A feature of the Raspberry Pi is that it uses very little power for a computer. Admittedly it takes a lot more power than a micro-controller (such as an Arduino), but it's still low enough to consider running it from batteries.
I first did some testing with using a battery powered Raspberry Pi to help users on the Raspberry Pi forum, but I've since been looking at my own battery powered Raspberry Pi project.
The power for the Raspberry Pi needs to be around 5v. The normal supply voltage range for USB is from 4.75 to 5.25 which is the target voltage. It so happens that this is 4 times standard battery voltages for rechargeable batteries which are rated at 1.2v per battery. In the case of normal disposable batteries each battery is 1.5v, which gives a total of 6 volts which is over the allowed voltage. I haven't tried exceeding the voltage, but a small amount should be OK; there is a TVS (transient voltage suppressor) diode at the input so as long as connecting through the micro-USB port then the worst case it should trip the input fuse. If providing power through the GPIO then you should look at adding a 1.3A fuse to provide the same protection. Another reason for only using rechargeable batteries is how quickly the batteries run flat...

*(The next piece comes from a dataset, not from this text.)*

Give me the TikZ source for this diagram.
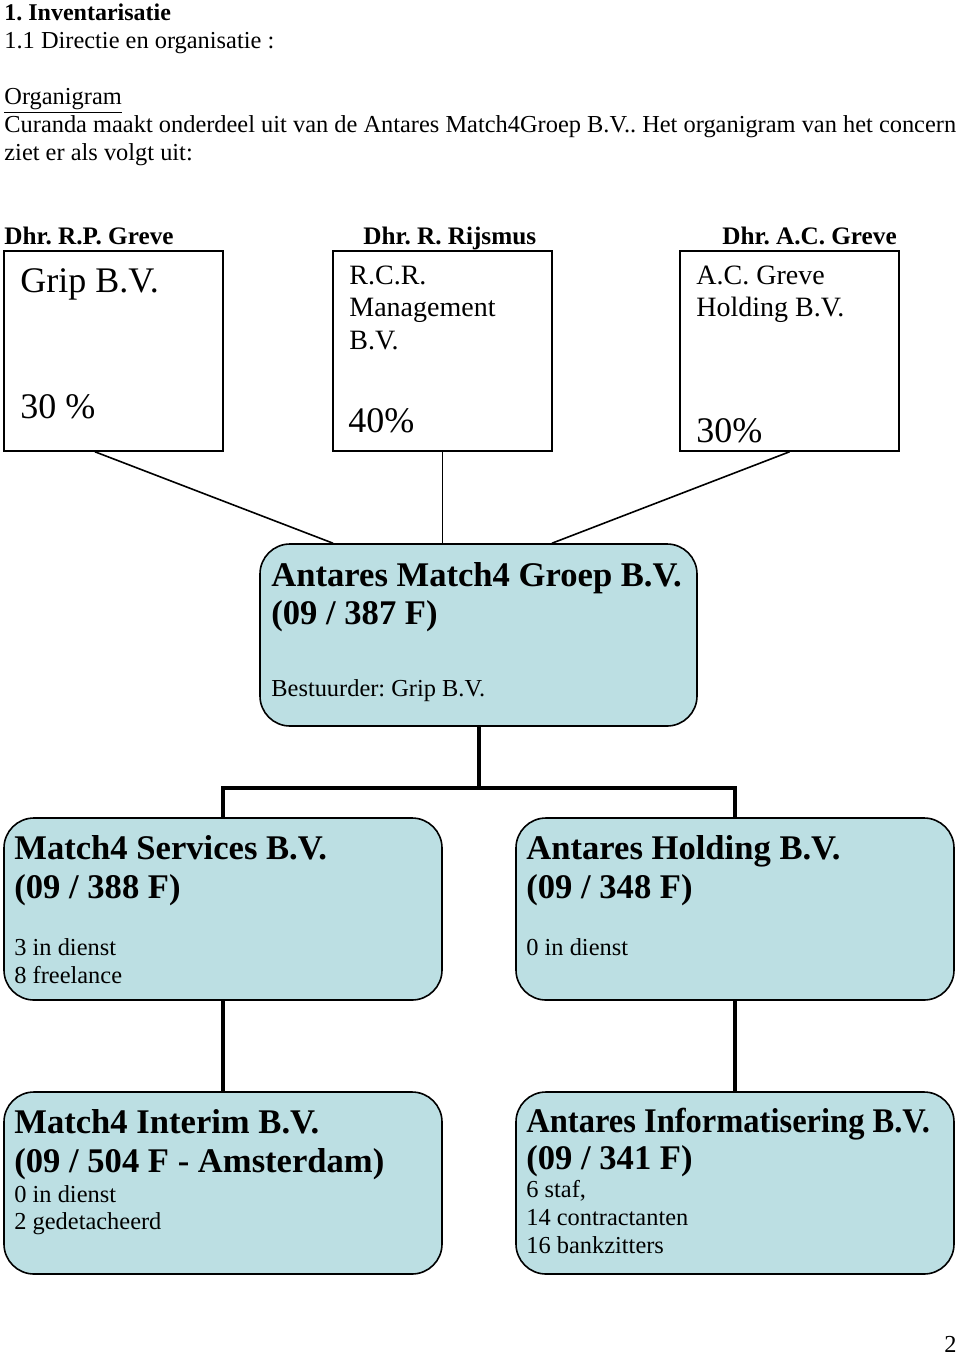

I first tried running the Raspberry Pi using 4 x NiMh AA batteries each rated at 2100mAh (high capacity rechargeable batteries). This gives about 5.2v fully charged (note the initial voltage is higher than the rated voltage).
To test the running time the power was connected to the Pi through the GPIO (nothing else connected) and a crontab job running to record the uptime every minute. Voltage dropped to about 5v when powered up and slowly decreased over time. The Pi was still running when the voltage dropped to less than 4.25V - although I expect it would not have been able to power most USB devices before that point was reached. The Raspberry Pi ran on batteries for about 3 hours 30 minutes before it failed.
I then tried with Ethernet connection (still no monitor / keyboard - after all if you can power a monitor you probably have a better power source than AA batteries). I also added a cron job on another machine to probe the Pi at 1 minute intervals (simulate remote monitoring application). I measured the current this time which peaked at about 430mA, ran normally at between 360mA and 400mA.
The network connection remained active for about 2 hours 15 minutes and the Pi continued to work without networking for a further 25 minutes.
For my next test I used D-size batteries. I looked to get high capacity rechargeable batteries to aim for longest uptime. I bought some High capacity 5000mAh D-cell batteries from Maplin. These batteries have a good power to price ratio, but even so cost more than a Model A Raspberry Pi. There are even higher capacity batteries available, but they are considerably more expensive.
It's worth noting that D-size batteries are much bigger and heavier than the other battery types. In this case the 5000mAh provided by the D-size batteries is more than the equivalent smaller C-size batteries, but that is not the case for all brands and types of batteries. So if size and weight are a requirement you may want to consider C-size instead.
I tested these by connecting the supply to the GPIO connector as before. This was done using an Adafruit cobbler (break-out connector) connected to a breadboard.
Whilst I previously stated it's less likely you'd want to have a monitor connected when running on battery that's exactly what I need for this particular project which is intended to work stand-alone, but with the option to connect to a monitor or TV. I therefore had the Raspberry Pi connected to a monitor via a HDMI powered HDMI to VGA convertor and standard wired keyboard and mouse. In this case I achieved an uptime of 5 hours.
If you are in a situation where you need to run off batteries then chances are going to be no Ethernet. With the model A the lack of Ethernet will save some power. I'm still waiting on my model A to arrive, but I will look at a comparison of how long the Model-A can operate.
Standard rechargeable batteries can be used for powering the Raspberry Pi. Obviously any additional peripherals will take more power from the batteries. If size and weight is an issue then AA batteries are available in reasonably high capacity for a relatively short period of time. Larger C or D batteries can be used to provide a longer running time, but with increased weight and size. If a longer run-time is required then it will need bigger or more specialist batteries.
See the guides and blog posts relating to the Raspberry Pi. Also see the Linux Tutorials for more information on using Linux.
My model A Rasberry Pi has now arrived and the uptime running on batteries is much better than the model B.
I've not done a proper scientific comparison as I needed to test it in the project. So for the purpose of this test there was nothing connected to the HDMI port, but there was a USB powered MP3 player speaker connected to the USB port and the 3.5mm audio output. I also rebooted the Pi part way through the test as I needed to make some minor changes and test the startup script. Total uptime on a single charge was 21.5 hours, over 4 times longer than the model B.
As I said this is not a fair comparison, but it should be accurate enough for an approximate guide. I does show that the model A uses considerably less power than the model B.